One of our excursions on our vacation here in Grand Marais was a visit to an Ojibwe Indian village at Grand Portage on the northern shore of Lake Superior. This is the spot where local fur traders and European traders met to exchange furs for food and European goods. While there were many interesting things about the fort and the Indian village, what most struck me was the explanation of the Indian planting.
The interpretive guide spoke of planting the “three sisters,” corn, string beans and squash. The corn was planted in the center of a mound of dirt, with string beans planted around the sides of the same mound. This made a perfect pairing, as corn leeches nitrogen from the soil and the beans put nitrogen in the soil. In addition, as the corn stalks grew, the bean tendrils attached to the stalks, allowing the stalks to serve as support as the beans grew, obviating the need for any supports or other trellis-type arrangement. Zucchini was planted on surrounding mounds.

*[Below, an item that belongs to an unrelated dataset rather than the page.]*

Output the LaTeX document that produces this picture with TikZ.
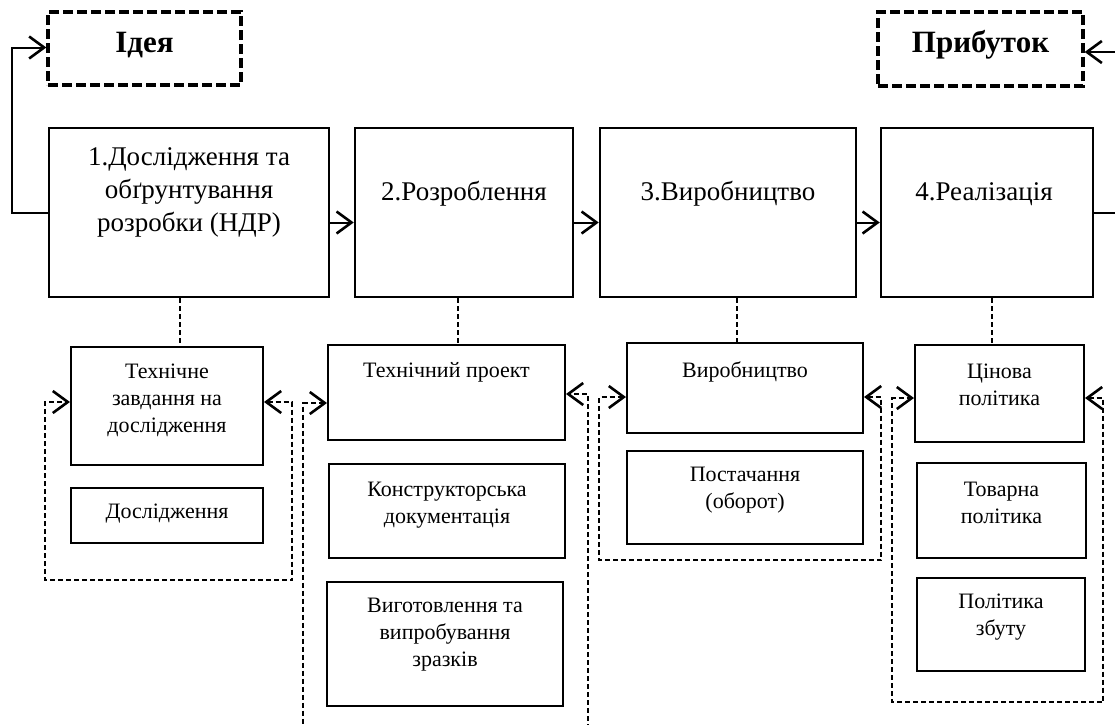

As its large leaves grew, they spread out and sheltered the surrounding mounds from the sun, meaning less water was needed to keep the mounds from getting dry.
The Indians also planted a “fourth sister” around the edges of the plot – sunflowers, which grew larger than any of the other plants. The seeds from the sunflowers fed the birds and the height of the sunflowers meant the birds would not swoop in to eat the corn.
Now, I’m no troglodyte opposed to innovation and invention. I am, after all, blogging on my computer from a place far from my native home. But as I reflect on the guide’s explanation, I am struck by the beauty of operating within the natural order. We so often think of an artificial way of addressing a problem. Too little nitrogen? Let’s put some artificial fertilizer in the soil. Pests bothering our crops? Let’s put some spray that will keep them away. In contrast, the Indians managed a way that naturally kept the soil working and a way to protect their crops while feeding the birds.
God created the earth and made humans – those God created in God’s image – stewards over all of creation. We could learn something from the Ojibwe Indians about how we exercise that stewardship.